Output each line exactly as it appears, skipping any embedded picture.

• • • • •

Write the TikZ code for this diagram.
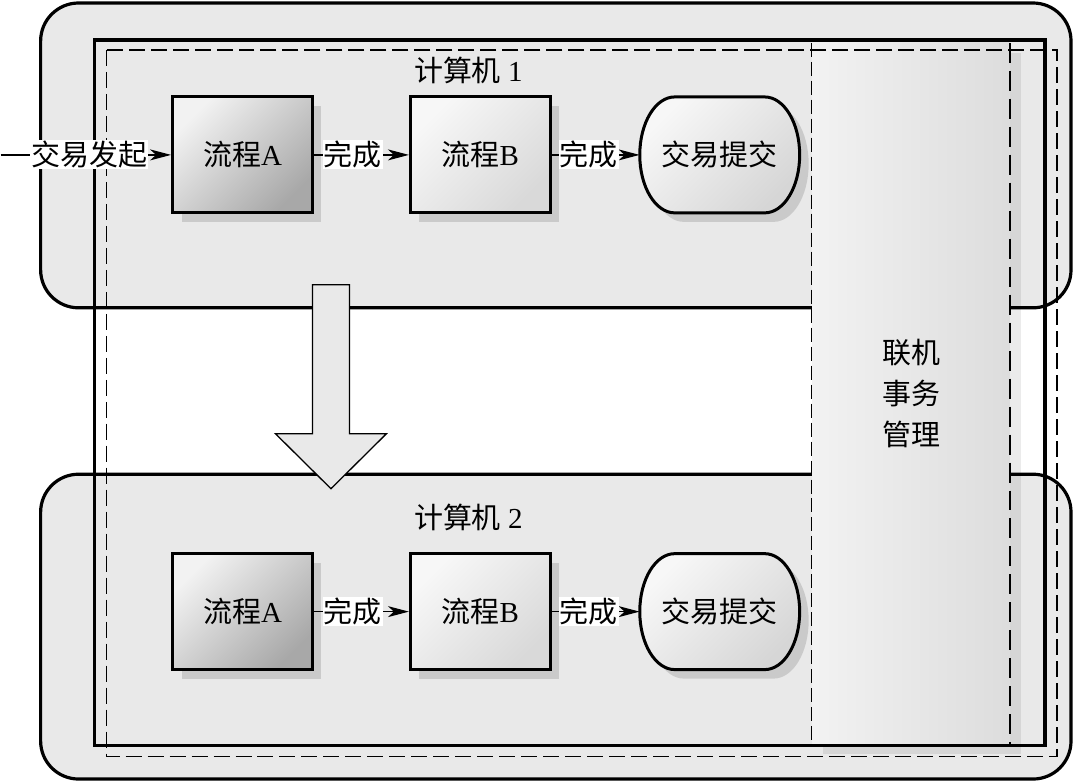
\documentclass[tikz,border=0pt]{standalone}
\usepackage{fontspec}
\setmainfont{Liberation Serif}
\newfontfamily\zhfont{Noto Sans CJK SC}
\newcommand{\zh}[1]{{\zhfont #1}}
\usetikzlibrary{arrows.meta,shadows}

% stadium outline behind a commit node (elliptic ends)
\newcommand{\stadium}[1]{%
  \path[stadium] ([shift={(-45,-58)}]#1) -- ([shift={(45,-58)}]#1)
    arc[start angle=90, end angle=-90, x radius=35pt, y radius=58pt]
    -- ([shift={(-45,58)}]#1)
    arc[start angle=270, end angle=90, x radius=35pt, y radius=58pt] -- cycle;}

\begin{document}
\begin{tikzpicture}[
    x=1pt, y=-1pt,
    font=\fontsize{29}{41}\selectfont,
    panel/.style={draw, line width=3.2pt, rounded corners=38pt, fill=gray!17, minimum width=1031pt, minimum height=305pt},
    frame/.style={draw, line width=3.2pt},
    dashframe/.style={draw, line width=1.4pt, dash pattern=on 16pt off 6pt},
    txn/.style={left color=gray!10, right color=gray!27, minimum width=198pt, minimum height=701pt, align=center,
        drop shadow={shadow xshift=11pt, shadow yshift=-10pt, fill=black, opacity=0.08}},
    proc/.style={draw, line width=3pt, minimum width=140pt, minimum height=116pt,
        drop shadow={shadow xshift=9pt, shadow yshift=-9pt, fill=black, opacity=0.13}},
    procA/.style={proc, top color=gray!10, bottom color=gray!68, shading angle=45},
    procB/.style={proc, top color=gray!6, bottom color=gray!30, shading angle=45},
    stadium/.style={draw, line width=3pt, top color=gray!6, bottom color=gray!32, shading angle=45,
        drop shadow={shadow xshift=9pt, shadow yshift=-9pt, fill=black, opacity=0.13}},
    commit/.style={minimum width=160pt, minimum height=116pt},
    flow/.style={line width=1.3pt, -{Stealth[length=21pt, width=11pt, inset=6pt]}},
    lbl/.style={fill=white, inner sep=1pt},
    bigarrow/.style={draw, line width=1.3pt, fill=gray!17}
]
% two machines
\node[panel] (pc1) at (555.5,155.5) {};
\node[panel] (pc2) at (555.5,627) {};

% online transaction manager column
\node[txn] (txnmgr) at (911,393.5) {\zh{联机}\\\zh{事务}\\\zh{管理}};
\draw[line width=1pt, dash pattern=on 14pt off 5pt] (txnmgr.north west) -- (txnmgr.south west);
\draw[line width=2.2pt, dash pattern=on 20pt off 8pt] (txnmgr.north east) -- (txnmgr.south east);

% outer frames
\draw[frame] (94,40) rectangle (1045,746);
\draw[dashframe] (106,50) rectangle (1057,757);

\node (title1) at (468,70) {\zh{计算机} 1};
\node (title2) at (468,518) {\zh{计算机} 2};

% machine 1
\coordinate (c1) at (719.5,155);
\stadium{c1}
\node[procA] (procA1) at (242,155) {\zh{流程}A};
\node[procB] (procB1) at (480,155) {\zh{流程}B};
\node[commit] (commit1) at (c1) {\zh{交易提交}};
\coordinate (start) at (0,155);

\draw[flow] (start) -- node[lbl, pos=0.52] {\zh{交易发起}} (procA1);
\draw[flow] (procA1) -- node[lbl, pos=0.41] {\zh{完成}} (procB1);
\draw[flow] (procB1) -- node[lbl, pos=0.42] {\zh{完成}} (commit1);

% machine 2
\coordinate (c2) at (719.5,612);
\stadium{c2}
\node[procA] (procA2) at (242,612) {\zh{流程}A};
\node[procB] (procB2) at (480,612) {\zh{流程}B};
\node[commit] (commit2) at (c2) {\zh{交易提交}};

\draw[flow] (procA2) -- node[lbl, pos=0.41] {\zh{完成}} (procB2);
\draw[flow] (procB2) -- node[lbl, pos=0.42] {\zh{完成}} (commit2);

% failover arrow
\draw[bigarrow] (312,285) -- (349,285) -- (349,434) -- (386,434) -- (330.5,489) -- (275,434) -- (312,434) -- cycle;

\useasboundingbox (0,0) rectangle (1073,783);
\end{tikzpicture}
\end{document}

• • • • •

● Response:
Write the TikZ code for this diagram.
\documentclass[tikz,border=0pt]{standalone}
\usepackage{fontspec}
\setmainfont{Liberation Serif}
\newfontfamily\zhfont{Noto Sans CJK SC}
\newcommand{\zh}[1]{{\zhfont #1}}
\usetikzlibrary{arrows.meta,shadows}

% stadium outline behind a commit node (elliptic ends)
\newcommand{\stadium}[1]{%
  \path[stadium] ([shift={(-45,-58)}]#1) -- ([shift={(45,-58)}]#1)
    arc[start angle=90, end angle=-90, x radius=35pt, y radius=58pt]
    -- ([shift={(-45,58)}]#1)
    arc[start angle=270, end angle=90, x radius=35pt, y radius=58pt] -- cycle;}

\begin{document}
\begin{tikzpicture}[
    x=1pt, y=-1pt,
    font=\fontsize{29}{41}\selectfont,
    panel/.style={draw, line width=3.2pt, rounded corners=38pt, fill=gray!17, minimum width=1031pt, minimum height=305pt},
    frame/.style={draw, line width=3.2pt},
    dashframe/.style={draw, line width=1.4pt, dash pattern=on 16pt off 6pt},
    txn/.style={left color=gray!10, right color=gray!27, minimum width=198pt, minimum height=701pt, align=center,
        drop shadow={shadow xshift=11pt, shadow yshift=-10pt, fill=black, opacity=0.08}},
    proc/.style={draw, line width=3pt, minimum width=140pt, minimum height=116pt,
        drop shadow={shadow xshift=9pt, shadow yshift=-9pt, fill=black, opacity=0.13}},
    procA/.style={proc, top color=gray!10, bottom color=gray!68, shading angle=45},
    procB/.style={proc, top color=gray!6, bottom color=gray!30, shading angle=45},
    stadium/.style={draw, line width=3pt, top color=gray!6, bottom color=gray!32, shading angle=45,
        drop shadow={shadow xshift=9pt, shadow yshift=-9pt, fill=black, opacity=0.13}},
    commit/.style={minimum width=160pt, minimum height=116pt},
    flow/.style={line width=1.3pt, -{Stealth[length=21pt, width=11pt, inset=6pt]}},
    lbl/.style={fill=white, inner sep=1pt},
    bigarrow/.style={draw, line width=1.3pt, fill=gray!17}
]
% two machines
\node[panel] (pc1) at (555.5,155.5) {};
\node[panel] (pc2) at (555.5,627) {};

% online transaction manager column
\node[txn] (txnmgr) at (911,393.5) {\zh{联机}\\\zh{事务}\\\zh{管理}};
\draw[line width=1pt, dash pattern=on 14pt off 5pt] (txnmgr.north west) -- (txnmgr.south west);
\draw[line width=2.2pt, dash pattern=on 20pt off 8pt] (txnmgr.north east) -- (txnmgr.south east);

% outer frames
\draw[frame] (94,40) rectangle (1045,746);
\draw[dashframe] (106,50) rectangle (1057,757);

\node (title1) at (468,70) {\zh{计算机} 1};
\node (title2) at (468,518) {\zh{计算机} 2};

% machine 1
\coordinate (c1) at (719.5,155);
\stadium{c1}
\node[procA] (procA1) at (242,155) {\zh{流程}A};
\node[procB] (procB1) at (480,155) {\zh{流程}B};
\node[commit] (commit1) at (c1) {\zh{交易提交}};
\coordinate (start) at (0,155);

\draw[flow] (start) -- node[lbl, pos=0.52] {\zh{交易发起}} (procA1);
\draw[flow] (procA1) -- node[lbl, pos=0.41] {\zh{完成}} (procB1);
\draw[flow] (procB1) -- node[lbl, pos=0.42] {\zh{完成}} (commit1);

% machine 2
\coordinate (c2) at (719.5,612);
\stadium{c2}
\node[procA] (procA2) at (242,612) {\zh{流程}A};
\node[procB] (procB2) at (480,612) {\zh{流程}B};
\node[commit] (commit2) at (c2) {\zh{交易提交}};

\draw[flow] (procA2) -- node[lbl, pos=0.41] {\zh{完成}} (procB2);
\draw[flow] (procB2) -- node[lbl, pos=0.42] {\zh{完成}} (commit2);

% failover arrow
\draw[bigarrow] (312,285) -- (349,285) -- (349,434) -- (386,434) -- (330.5,489) -- (275,434) -- (312,434) -- cycle;

\useasboundingbox (0,0) rectangle (1073,783);
\end{tikzpicture}
\end{document}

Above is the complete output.